▶ [Objective]:
Copy from the first line below down to and including the line with "const divX = 10, divY = 8;". Skip the pictures.

▶ [Dataset extract]:
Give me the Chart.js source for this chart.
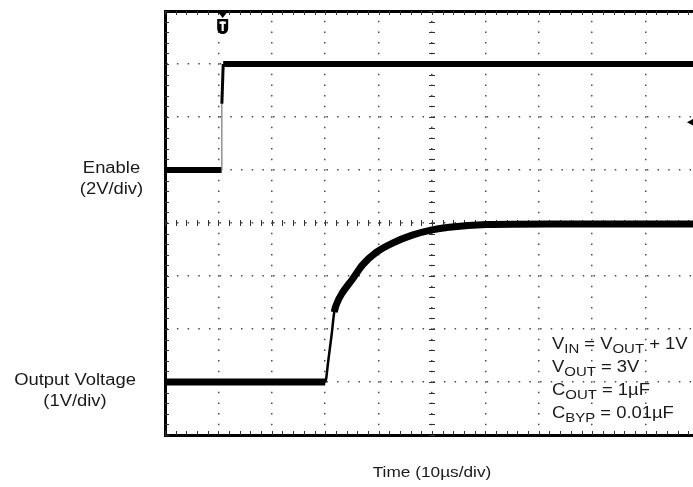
<!DOCTYPE html>
<html lang="en">
<head>
  <meta charset="UTF-8" />
  <title>Enable turn-on response</title>
  <script src="https://cdn.jsdelivr.net/npm/chart.js"></script>
  <style>
    html, body { margin: 0; padding: 0; overflow: hidden; background: #fff; }
    #wrap { position: absolute; left: 0; top: 0; width: 710px; height: 487px; }
  </style>
</head>
<body>
  <div id="wrap"><canvas id="scope" width="710" height="487"></canvas></div>

  <script>
    // both axes are in scope divisions: 10 across (10us/div), 8 down
    const enableX = [0, 1.06, 1.065, 1.09, 10];
    const enableY = [5.0, 5.0, 6.25, 7.0, 7.0];

    const outX = [0, 3.0, 3.06, 3.12, 3.17, 3.23, 3.32, 3.51, 3.70, 3.96, 4.26, 4.63, 5.00, 5.32, 6.02, 7.2, 10];
    const outY = [1.0, 1.0, 1.42, 1.89, 2.32, 2.51, 2.68, 2.94, 3.21, 3.45, 3.62, 3.77, 3.87, 3.92, 3.97, 3.98, 3.98];

    const trigX = 1.08;      // trigger marker at top
    const levelMarkY = 5.9;  // channel marker on right edge
    const divX = 10, divY = 8;

    const leftLabels = [
      { lines: ['Enable', '(2V/div)'], x: 111.5, y: 173 },
      { lines: ['Output Voltage', '(1V/div)'], x: 75, y: 385 }
    ];
    const timeLabel = 'Time (10\u00b5s/div)';
    const noteLines = [
      [['V'], ['IN', 1], [' = V'], ['OUT', 1], [' + 1V']],
      [['V'], ['OUT', 1], [' = 3V']],
      [['C'], ['OUT', 1], [' = 1\u00b5F']],
      [['C'], ['BYP', 1], [' = 0.01\u00b5F']]
    ];

    const SX = 1.15; // the scan is a bit stretched sideways
    const FONT = '"Liberation Sans", Arial, sans-serif';

    function drawRuns(ctx, parts, x, y, size, align) {
      const subSize = Math.round(size * 0.8);
      let w = 0;
      parts.forEach(p => {
        ctx.font = (p[1] ? subSize : size) + 'px ' + FONT;
        w += ctx.measureText(p[0]).width;
      });
      ctx.save();
      ctx.translate(x, y);
      ctx.scale(SX, 1);
      let cx = align === 'center' ? -w / 2 : 0;
      ctx.textAlign = 'left';
      ctx.textBaseline = 'alphabetic';
      parts.forEach(p => {
        ctx.font = (p[1] ? subSize : size) + 'px ' + FONT;
        ctx.fillText(p[0], cx, p[1] ? 4 : 0);
        cx += ctx.measureText(p[0]).width;
      });
      ctx.restore();
    }

    const scopeDecor = {
      id: 'scopeDecor',
      beforeDatasetsDraw(chart) {
        const { ctx, chartArea: a, scales: { x, y } } = chart;
        const cx = x.getPixelForValue(divX / 2);
        const cy = y.getPixelForValue(divY / 2);
        ctx.save();
        ctx.strokeStyle = '#333';
        ctx.lineWidth = 1;
        ctx.beginPath();
        for (let i = 0; i <= divX * 5; i++) {
          const px = Math.round(x.getPixelForValue(i / 5)) + 0.5;
          ctx.moveTo(px, a.bottom); ctx.lineTo(px, a.bottom - 4);
          ctx.moveTo(px, a.top); ctx.lineTo(px, a.top + 4);
          ctx.moveTo(px, cy - 3); ctx.lineTo(px, cy + 3);
        }
        for (let j = 0; j <= divY * 5; j++) {
          const py = Math.round(y.getPixelForValue(j / 5)) + 0.5;
          ctx.moveTo(a.left, py); ctx.lineTo(a.left + 4, py);
          ctx.moveTo(cx - 3, py); ctx.lineTo(cx + 3, py);
        }
        ctx.stroke();
        ctx.restore();
      },
      afterDraw(chart) {
        const { ctx, chartArea: a, scales: { x, y } } = chart;
        ctx.save();
        ctx.fillStyle = '#000';

        // trigger marker
        const tx = x.getPixelForValue(trigX);
        ctx.beginPath();
        ctx.moveTo(tx - 5.5, a.top); ctx.lineTo(tx + 5.5, a.top); ctx.lineTo(tx, a.top + 7);
        ctx.closePath(); ctx.fill();
        ctx.beginPath();
        ctx.moveTo(tx - 5.5, 19); ctx.lineTo(tx + 5.5, 19); ctx.lineTo(tx + 5.5, 28.5);
        ctx.arc(tx, 28.5, 5.5, 0, Math.PI); ctx.closePath(); ctx.fill();
        ctx.fillStyle = '#fff';
        ctx.fillRect(tx - 3.2, 21.5, 6.4, 2.4);
        ctx.fillRect(tx - 1.1, 21.5, 2.2, 9.5);

        // level marker, right edge
        ctx.fillStyle = '#000';
        const my = y.getPixelForValue(levelMarkY);
        ctx.beginPath();
        ctx.moveTo(a.right - 12, my); ctx.lineTo(a.right, my - 6.5); ctx.lineTo(a.right, my + 6.5);
        ctx.closePath(); ctx.fill();

        // texts
        ctx.fillStyle = '#1a1a1a';
        leftLabels.forEach(l => {
          l.lines.forEach((t, k) => drawRuns(ctx, [[t]], l.x, l.y + k * 21, 16, 'center'));
        });
        drawRuns(ctx, [[timeLabel]], (a.left + a.right) / 2, 477, 15, 'center');
        noteLines.forEach((parts, k) => drawRuns(ctx, parts, 552, 349 + k * 23, 16, 'left'));
        ctx.restore();
      }
    };

    const toPts = (xs, ys) => xs.map((v, i) => ({ x: v, y: ys[i] }));

    new Chart(document.getElementById('scope'), {
      type: 'line',
      data: {
        datasets: [
          {
            data: toPts(enableX, enableY),
            borderColor: '#000',
            borderWidth: 6,
            pointRadius: 0,
            segment: {
              borderWidth: c => c.p0DataIndex === 1 ? 1.2 : (c.p0DataIndex === 2 ? 3 : 6),
              borderColor: c => c.p0DataIndex === 1 ? '#777' : '#000'
            }
          },
          {
            data: toPts(outX, outY),
            borderColor: '#000',
            borderWidth: 6,
            pointRadius: 0,
            cubicInterpolationMode: 'monotone',
            segment: {
              borderWidth: c => {
                const dx = Math.abs(c.p1.x - c.p0.x) || 0.01;
                return Math.abs(c.p1.y - c.p0.y) / dx > 4 ? 2.5 : 7;
              }
            }
          }
        ]
      },
      options: {
        responsive: false,
        animation: false,
        events: [],
        layout: { padding: { left: 165, top: 11, right: 11, bottom: 52 } },
        plugins: { legend: { display: false }, tooltip: { enabled: false } },
        scales: {
          x: {
            type: 'linear', min: 0, max: divX,
            ticks: { display: false, stepSize: 1 },
            grid: { color: '#4a4a4a', lineWidth: 1.5, drawTicks: false },
            border: { color: '#000', width: 3, dash: [1.5, 9.1], dashOffset: 0.75 }
          },
          xTop: {
            type: 'linear', position: 'top', min: 0, max: divX,
            ticks: { display: false },
            grid: { display: false, drawTicks: false },
            border: { color: '#000', width: 3 }
          },
          y: {
            type: 'linear', min: 0, max: divY,
            ticks: { display: false, stepSize: 1 },
            grid: { color: '#4a4a4a', lineWidth: 1.5, drawTicks: false },
            border: { color: '#000', width: 3, dash: [1.5, 9.18], dashOffset: 0.75 }
          }
        }
      },
      plugins: [scopeDecor]
    });
  </script>
</body>
</html>
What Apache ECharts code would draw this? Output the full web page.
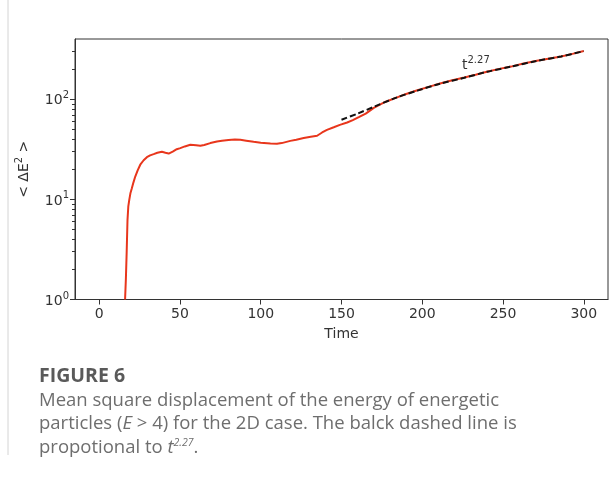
<!DOCTYPE html>
<html>
<head>
<meta charset="utf-8">
<script src="https://cdn.jsdelivr.net/npm/echarts@6/dist/echarts.min.js"></script>
<style>
html,body{margin:0;padding:0;background:#fff;}
#chart{width:615px;height:481px;}
</style>
</head>
<body>
<div id="chart"></div>
<script>
// ---- data ----
var timeRed = [16, 16.5, 17, 17.5, 18, 18.6, 19.3, 20.2, 21.2, 22.3, 23.8, 25.4, 27.5, 29.5, 31.5, 33.7, 36, 38.8, 41, 43, 45.5, 48, 50.2, 53, 56.4, 60, 62.6, 65, 68.8, 72.9, 76, 80, 84, 87.4, 91, 95.6, 100, 106, 110, 113, 118.3, 122, 126.6, 131, 134.9, 138, 141, 145.2, 149, 153.5, 157, 160.7, 165, 170, 177, 184, 190, 197, 204, 211, 218, 226, 233, 240, 247, 255, 262, 271, 278, 286, 293, 300];
var msdRed = [1.0, 1.6, 3.0, 6.2, 8.5, 9.9, 11.5, 12.9, 14.8, 16.9, 19.5, 22.2, 24.6, 26.4, 27.5, 28.3, 29.2, 29.9, 29.2, 28.7, 30.0, 31.7, 32.5, 33.8, 35.1, 34.8, 34.3, 35.0, 36.5, 37.8, 38.5, 39.2, 39.6, 39.4, 38.6, 37.6, 36.8, 36.1, 36.0, 36.5, 38.4, 39.5, 41.1, 42.2, 43.2, 46.6, 49.5, 52.5, 55.5, 58.6, 62, 66.4, 72, 82, 94, 104, 113, 123, 133, 144, 154, 165, 176, 188, 200, 212, 226, 242, 254, 268, 284, 303];
var timeFit = [150, 160, 170, 184, 197, 211, 226, 240, 255, 271, 286, 300];
var msdFit = [62.5, 72, 84, 104, 122, 143, 164, 188, 212, 242, 268, 303];
var xTicks = [0, 50, 100, 150, 200, 250, 300];
var yMajorTicks = [1, 10, 100];
var yMajorLabels = ['0', '1', '2'];
var yMinorTicks = [2, 3, 4, 5, 6, 7, 8, 9, 20, 30, 40, 50, 60, 70, 80, 90, 200, 300];

function pairs(xs, ys) { return xs.map(function (x, i) { return [x, ys[i]]; }); }

var chart = echarts.init(document.getElementById('chart'), null, {renderer: 'canvas'});
var axisColor = '#333';
var tickFont = 'DejaVu Sans';
var capFont = 'Open Sans';
var capColor = '#6e6e6e';
var capSize = 18.5;

var option = {
  backgroundColor: '#fff',
  animation: false,
  grid: {left: 75, right: 7, top: 39, bottom: 181.5, show: true, borderColor: axisColor, borderWidth: 1, backgroundColor: 'transparent'},
  xAxis: {
    type: 'value', min: -15, max: 315,
    name: 'Time', nameLocation: 'middle', nameGap: 28,
    nameTextStyle: {fontFamily: tickFont, fontSize: 14, color: '#333'},
    axisLine: {show: true, onZero: false, lineStyle: {color: axisColor, width: 1}},
    axisTick: {show: true, length: 5, customValues: xTicks, lineStyle: {color: axisColor, width: 1}},
    axisLabel: {customValues: xTicks, margin: 8, fontFamily: tickFont, fontSize: 14, color: '#333'},
    splitLine: {show: false}
  },
  yAxis: [{
    type: 'log', logBase: 10, min: 1, max: 400,
    name: '{b|< ΔE}{s|2}{b| >}', nameLocation: 'middle', nameGap: 44, nameRotate: 90,
    nameTextStyle: {rich: {
      b: {fontFamily: tickFont, fontSize: 14, color: '#333', verticalAlign: 'bottom', lineHeight: 17},
      s: {fontFamily: tickFont, fontSize: 10, color: '#333', verticalAlign: 'top', lineHeight: 17, padding: [0, 0, 5, 0]}
    }},
    axisLine: {show: true, onZero: false, lineStyle: {color: axisColor, width: 1}},
    axisTick: {show: true, length: 5, customValues: yMajorTicks, lineStyle: {color: axisColor, width: 1}},
    axisLabel: {
      customValues: yMajorTicks, margin: 6,
      formatter: function (v) {
        var i = yMajorTicks.indexOf(Math.round(v));
        return '{b|10}{s|' + (i >= 0 ? yMajorLabels[i] : '') + '}';
      },
      rich: {
        b: {fontFamily: tickFont, fontSize: 14, color: '#333', verticalAlign: 'bottom', lineHeight: 17},
        s: {fontFamily: tickFont, fontSize: 10, color: '#333', verticalAlign: 'top', lineHeight: 17, padding: [0, 0, 5, 0]}
      }
    },
    splitLine: {show: false}
  }, {
    type: 'log', logBase: 10, min: 1, max: 400, position: 'left',
    axisLine: {show: false, onZero: false},
    axisTick: {show: true, length: 3, customValues: yMinorTicks, lineStyle: {color: axisColor, width: 1}},
    axisLabel: {show: false},
    splitLine: {show: false}
  }],
  series: [{
    type: 'line', data: pairs(timeRed, msdRed), showSymbol: false, symbol: 'none',
    lineStyle: {color: '#e8361c', width: 2}, z: 2
  }, {
    type: 'line', data: pairs(timeFit, msdFit), showSymbol: false, symbol: 'none', smooth: 0.3,
    lineStyle: {color: '#111', width: 2, type: [6, 3]}, z: 3
  }],
  graphic: [
    {type: 'line', shape: {x1: 8, y1: 0, x2: 8, y2: 455}, style: {stroke: '#d4d4d4', lineWidth: 1}},
    {type: 'text', left: 462, top: 55, style: {
      text: '{b|t}{s|2.27}',
      rich: {
        b: {fontFamily: tickFont, fontSize: 14, fill: '#333', verticalAlign: 'bottom', lineHeight: 17},
        s: {fontFamily: tickFont, fontSize: 10, fill: '#333', verticalAlign: 'top', lineHeight: 17, padding: [0, 0, 5, 0]}
      }
    }},
    {type: 'text', left: 39, top: 366, style: {text: 'FIGURE 6', font: 'bold 19.5px "' + capFont + '"', fill: '#5a5a5a'}},
    {type: 'text', left: 39, top: 391, style: {text: 'Mean square displacement of the energy of energetic', font: capSize + 'px "' + capFont + '"', fill: capColor}},
    {type: 'text', left: 39, top: 414, style: {
      text: '{a|particles (}{i|E}{a| > 4) for the 2D case. The balck dashed line is}',
      rich: {a: {fontFamily: capFont, fontSize: capSize, fill: capColor}, i: {fontFamily: capFont, fontStyle: 'italic', fontSize: capSize, fill: capColor}}
    }},
    {type: 'text', left: 39, top: 434, style: {
      text: '{a|propotional to }{i|t}{s|2.27}{a|.}',
      rich: {
        a: {fontFamily: capFont, fontSize: capSize, fill: capColor, verticalAlign: 'bottom', lineHeight: 23},
        i: {fontFamily: capFont, fontStyle: 'italic', fontSize: capSize, fill: capColor, verticalAlign: 'bottom', lineHeight: 23},
        s: {fontFamily: capFont, fontStyle: 'italic', fontSize: 10.5, fill: capColor, verticalAlign: 'top', lineHeight: 23, padding: [4, 0, 0, 0]}
      }
    }}
  ]
};
chart.setOption(option);
</script>
</body>
</html>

▶ [Complete output]:
Give me the Chart.js source for this chart.
<!DOCTYPE html>
<html lang="en">
<head>
  <meta charset="UTF-8" />
  <title>Enable turn-on response</title>
  <script src="https://cdn.jsdelivr.net/npm/chart.js"></script>
  <style>
    html, body { margin: 0; padding: 0; overflow: hidden; background: #fff; }
    #wrap { position: absolute; left: 0; top: 0; width: 710px; height: 487px; }
  </style>
</head>
<body>
  <div id="wrap"><canvas id="scope" width="710" height="487"></canvas></div>

  <script>
    // both axes are in scope divisions: 10 across (10us/div), 8 down
    const enableX = [0, 1.06, 1.065, 1.09, 10];
    const enableY = [5.0, 5.0, 6.25, 7.0, 7.0];

    const outX = [0, 3.0, 3.06, 3.12, 3.17, 3.23, 3.32, 3.51, 3.70, 3.96, 4.26, 4.63, 5.00, 5.32, 6.02, 7.2, 10];
    const outY = [1.0, 1.0, 1.42, 1.89, 2.32, 2.51, 2.68, 2.94, 3.21, 3.45, 3.62, 3.77, 3.87, 3.92, 3.97, 3.98, 3.98];

    const trigX = 1.08;      // trigger marker at top
    const levelMarkY = 5.9;  // channel marker on right edge
    const divX = 10, divY = 8;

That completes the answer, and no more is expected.